We are immensely proud of him, not only for these achievements but for what they  mean in terms of his hard work and perseverance in the face of personal difficulty. It is no easy thing to go live with your parents when you believe you ought to be out on your own conquering the world. However, it was that rappel down the tower that brought home to me what he's doing.

Like every other firefighter, EMT, police officer, and military service person, he has prepared himself to put everything, even his life, on the line to provide protection and care for others.

Online news photo from the Fayetteville Observer of our son's crew working an accident. He is wearing his fire helmet,  squatting beside the driver's side door (profile).

Facing up to his choice of a profession has not been easy for me. No parent wants to court the possibility of losing a child, whatever the age. I could never contemplate such a career for myself. I might die for someone, but I wouldn't volunteer for the circumstances that create the risk. He does.

Some people in service never fully realize the risk. They suspend their recognition of their own mortality completely. Others acknowledge the possibility, even the probability, that it could happen. They'll say the odds are against it actually happening, but they will also look you straight in the eye and tell you the risk is worth it. To them, it is the right, even the only the thing to do.

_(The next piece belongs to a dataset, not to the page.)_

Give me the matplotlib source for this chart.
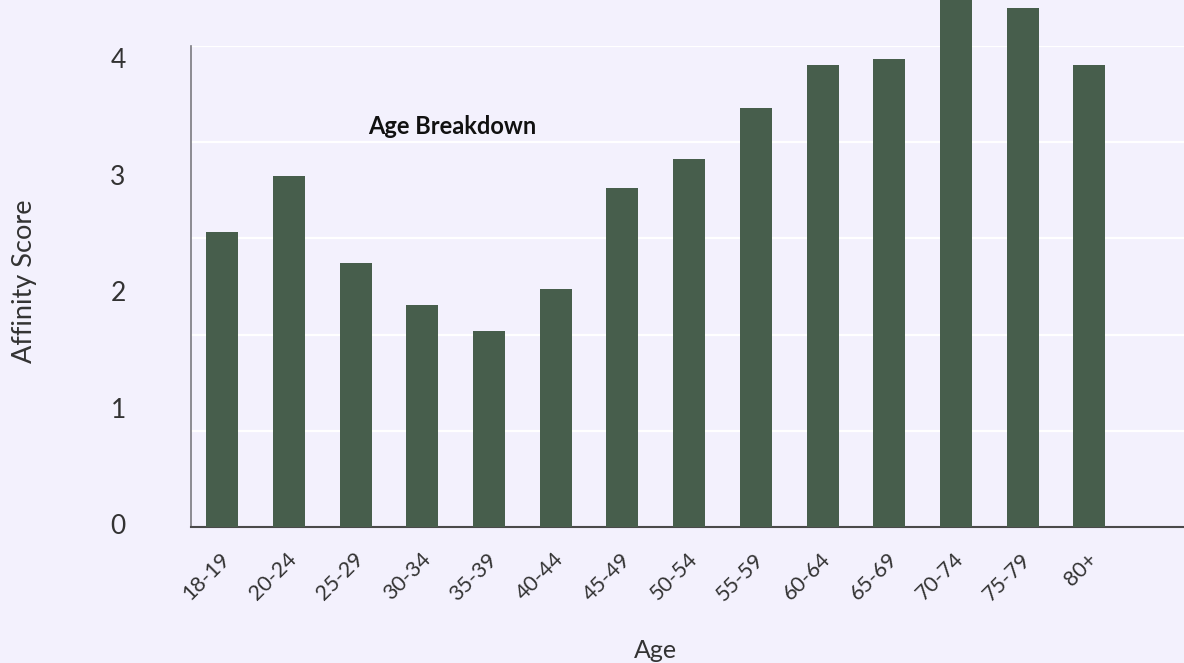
import matplotlib
matplotlib.use("Agg")
import matplotlib.pyplot as plt
import matplotlib.transforms as mtransforms

categories = ["18-19", "20-24", "25-29", "30-34", "35-39", "40-44", "45-49",
              "50-54", "55-59", "60-64", "65-69", "70-74", "75-79", "80+"]
scores = [2.53, 3.01, 2.27, 1.91, 1.68, 2.04, 2.91, 3.16, 3.60, 3.97, 4.02, 4.60, 4.46, 3.97]
y_ticks = [0, 1, 2, 3, 4]
y_tick_labels = ["0", "1", "2", "3", "4"]

BG = "#f3f1fd"
BAR = "#475e4c"
TXT = "#333333"
FONT = ["Lato", "DejaVu Sans"]

plt.rcParams["font.family"] = FONT

fig = plt.figure(figsize=(11.84, 6.63), dpi=100, facecolor=BG)
ax = fig.add_axes([191 / 1184, (663 - 527) / 663, 1 - 191 / 1184, (527 - 46) / 663])
ax.set_facecolor(BG)

x = list(range(len(categories)))
ax.bar(x, scores, width=0.48, color=BAR, clip_on=False, zorder=3)

ymax = 4.13
ax.set_ylim(0, ymax)
ax.set_xlim(-0.47, 14.42)

# horizontal gridlines
for k in range(1, 6):
    ax.axhline(ymax * k / 5, color="white", lw=1.6, zorder=1)

ax.set_yticks(y_ticks)
ax.set_yticklabels(y_tick_labels, fontsize=19, color=TXT)
ax.tick_params(axis="y", length=0, pad=47)
yoff = mtransforms.ScaledTranslation(0, 3 / 100, fig.dpi_scale_trans)
for lbl in ax.get_yticklabels():
    lbl.set_transform(lbl.get_transform() + yoff)

ax.set_xticks(x)
ax.set_xticklabels(categories, rotation=45, ha="right", va="top",
                   fontsize=15.5, color=TXT)
ax.tick_params(axis="x", length=0, pad=16)
offset = mtransforms.ScaledTranslation(12 / 100, 0, fig.dpi_scale_trans)
for lbl in ax.get_xticklabels():
    lbl.set_transform(lbl.get_transform() + offset)

for s in ["top", "right"]:
    ax.spines[s].set_visible(False)
ax.spines["left"].set_color("#7a7a80")
ax.spines["left"].set_linewidth(1.2)
ax.spines["bottom"].set_color("#4a4a4a")
ax.spines["bottom"].set_linewidth(1.5)

fig.text(368 / 1184, 1 - 126 / 663, "Age Breakdown", ha="left", va="center",
         fontsize=17, fontweight="bold", color="#111111")
fig.text(25 / 1184, 1 - 281 / 663, "Affinity Score", rotation=90, ha="center",
         va="center", fontsize=19.5, color=TXT)
fig.text(655 / 1184, 1 / 663, "Age", ha="center", va="bottom",
         fontsize=18, color=TXT)

fig.savefig("out.png", dpi=100, facecolor=BG)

Watching our son train and hearing his philosophy and feeling his desire to be part of this extraordinary community of responders did something to me. I began to understand as I never could before how families of these people do it. There is something tremendously awesome about a responder's dedication. It creates a hallowed ground you have to respect. I may wish and pray for our son's safety, but it would be disrespectful -- and wrong -- to ask him to take another path. We can only be proud of him for this, and humbled by his choice.  Way to go, son.